ORCID was meant to solve name ambiguity


As individual as we all are, our names are really not that unique, and attempts to link research activities and outcomes to a person’s name have led to endless confusion in the past. Even in the same discipline, hundreds or even thousands of researchers can have the same or similar names. There can be endless variations of names, which can change over time: Yasmine Mohammad Omar Yousef, Yasmine Yousef, Yasmine M. Yousef. Researchers learned a long time ago that names are not enough to ensure credit for their work.
ORCID, as a name-independent person-identifier, was founded specifically to help solve the problem of name ambiguity in research, and to enable transparent and trustworthy connections between researchers, their contributions, and their affiliations.

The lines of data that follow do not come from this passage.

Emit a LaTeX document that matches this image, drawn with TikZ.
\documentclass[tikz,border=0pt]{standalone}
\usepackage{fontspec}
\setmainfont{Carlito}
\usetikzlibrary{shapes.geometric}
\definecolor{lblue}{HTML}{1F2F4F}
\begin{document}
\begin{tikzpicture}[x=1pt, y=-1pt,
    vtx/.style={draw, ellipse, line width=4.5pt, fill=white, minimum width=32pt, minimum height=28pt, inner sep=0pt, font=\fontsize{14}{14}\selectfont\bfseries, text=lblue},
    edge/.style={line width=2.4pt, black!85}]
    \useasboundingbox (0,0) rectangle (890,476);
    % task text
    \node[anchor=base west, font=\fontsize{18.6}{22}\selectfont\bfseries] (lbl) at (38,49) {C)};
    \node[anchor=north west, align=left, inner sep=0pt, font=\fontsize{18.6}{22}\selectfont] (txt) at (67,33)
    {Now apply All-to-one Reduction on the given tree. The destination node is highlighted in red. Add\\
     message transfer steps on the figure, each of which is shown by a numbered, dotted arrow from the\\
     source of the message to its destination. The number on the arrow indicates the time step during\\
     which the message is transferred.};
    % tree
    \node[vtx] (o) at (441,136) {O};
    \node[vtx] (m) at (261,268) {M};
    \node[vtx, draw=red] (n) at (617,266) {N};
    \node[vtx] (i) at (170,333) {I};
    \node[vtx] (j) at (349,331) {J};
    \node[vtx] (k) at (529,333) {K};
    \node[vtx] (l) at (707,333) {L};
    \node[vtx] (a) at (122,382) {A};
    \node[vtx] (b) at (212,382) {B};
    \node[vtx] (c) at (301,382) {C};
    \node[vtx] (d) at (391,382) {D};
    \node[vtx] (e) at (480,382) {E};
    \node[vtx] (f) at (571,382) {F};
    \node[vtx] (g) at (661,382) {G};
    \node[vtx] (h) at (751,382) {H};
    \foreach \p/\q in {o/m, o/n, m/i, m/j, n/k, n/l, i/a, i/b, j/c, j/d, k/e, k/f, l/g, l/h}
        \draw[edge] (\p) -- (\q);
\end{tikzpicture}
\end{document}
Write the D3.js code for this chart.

To meet this use case, the important characteristics of ORCID iDs are that they are unique, persistent, and controlled by a single real-world individual. Unique so that people with the same name can be distinguished from one another; persistent so that one individual can maintain the same ORCID iD throughout their entire career; controlled by a single individual so that users of ORCID data can be reasonably confident that the data contained in the ORCID record is the data that the record-holder wishes to present to the world about themselves. It is not necessary for our use case for the availability of ORCIDs to be restricted to a specific class of individuals, nor for some authority to control who may obtain an ORCID.